REPUBLIKA.CO.ID, JAKARTA -- Mantan Menhankam/Pangab Jenderal TNI (purn) Wiranto menjelaskan beberapa alasan dirinya membentuk Dewan Kehormatan Perwira (DKP) pada 1998. Menurutnya, dalam tubuh TNI ada prosedur yang berlaku terkait perwira menengah atau tinggi jika terlibat satu kasus yang cukup berat.
"Panglima tidak serta merta dapat membuat keputusan yang sangat mungkin akan dipengaruhi kepentingan pribadinya," tutur Wiranto dalam konferensi pers di Jakarta, Kamis (19/6) siang.
Ia mencontohkan, pada 1952, menteri pertahanan saat itu, Sri Sultan HB-IX, membentuk dewan kehormatan untuk menangani perkara kasus Kolonel Bambang Supeno. Sri Sultan, lanjut Wiranto, juga membentuk dewan kehormatan untuk menyelesaikan kasus pergolakan PRRI/ Permesta.
Contoh lainnya, KSAD Jenderal TNI Edy Sudrajad membentuk dewan kehormatan untuk memeriksa Pangdam Udayana Mayjen Sintong Panjaitan. Hal tersebut dilakukan untuk mempelajari keterlibatannya dalam kasus pembantaian di Santa Cruz, Timor Timur pada 1991.
"Dalam kasus penculikan 1998, saya sebagai pangab membentuk DKP untuk memastikan seberapa jauh keterlibatan pangkostrad dalam kasus itu," papar Wiranto.

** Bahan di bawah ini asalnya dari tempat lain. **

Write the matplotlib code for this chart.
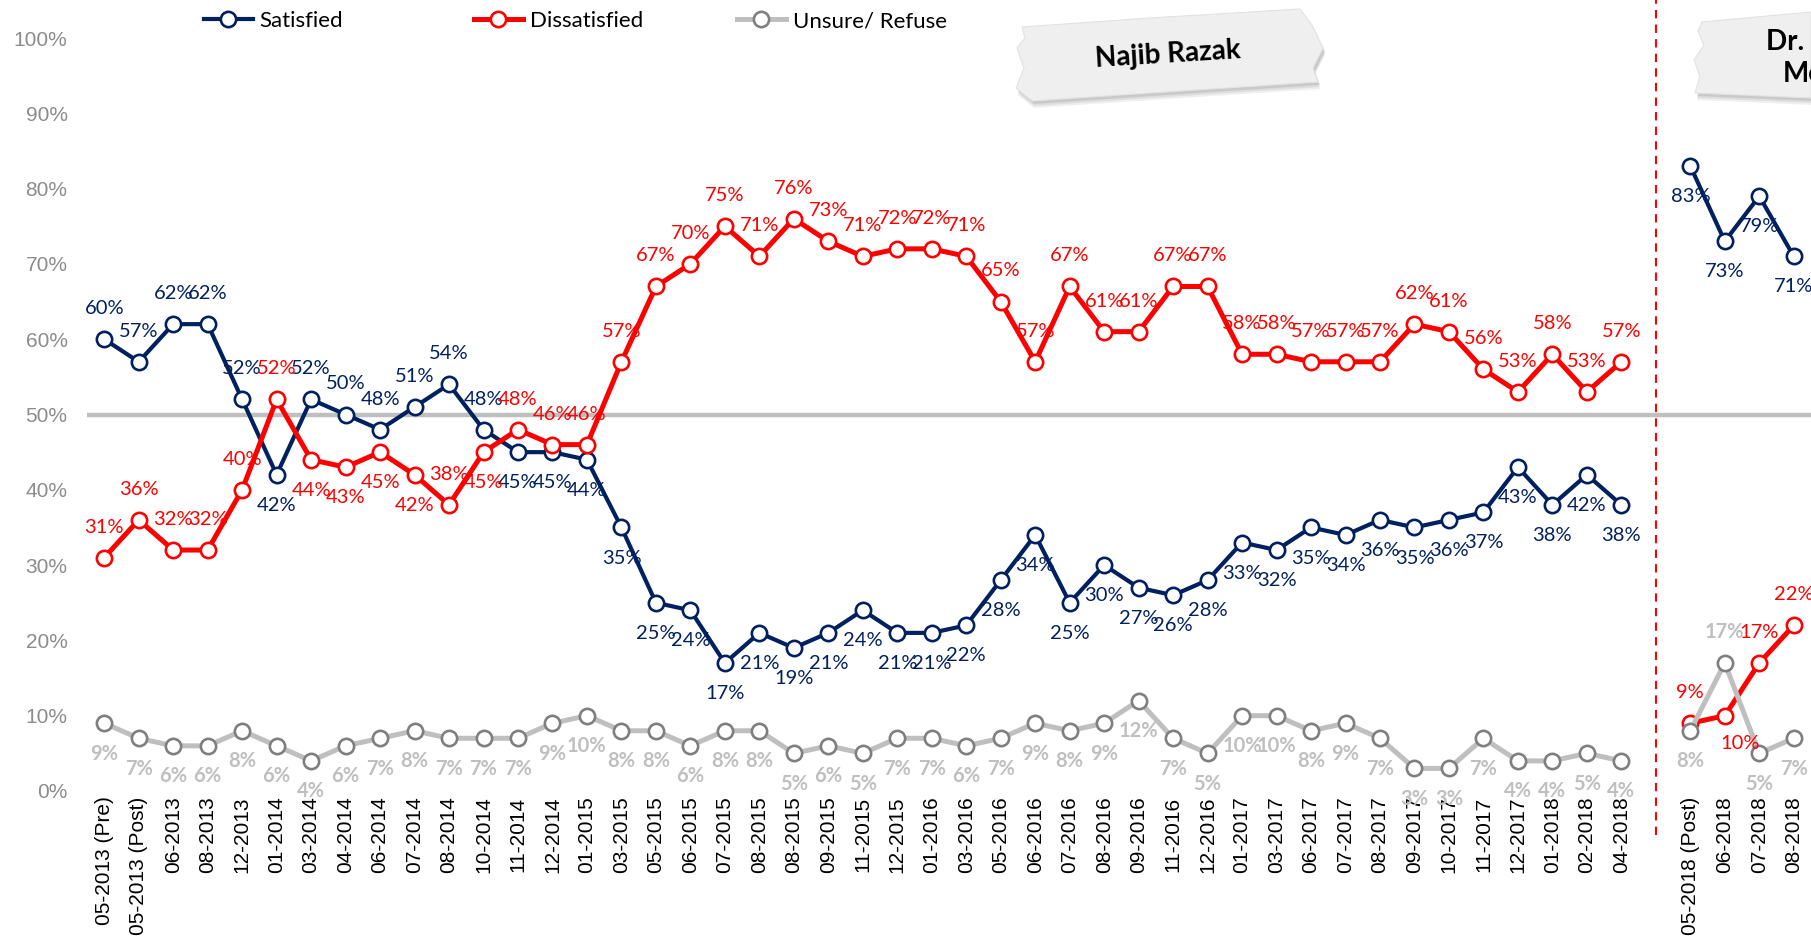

Kenyataannya, DKP telah memastikan keterlibatan Pangkostrad Letjen Prabowo Subianto, yang saat kasus penculikan terjadi masih menjabat Danjen Kopassus. Selanjutnya, DKP secara bulat merekomendasikan pemberhentian Prabowo dari dinas keprajuritan. Sedangkan Tim Mawar sebagai pelaku operasional lapangan dilanjutkan pada proses Pengadilan Mahkamah Militer.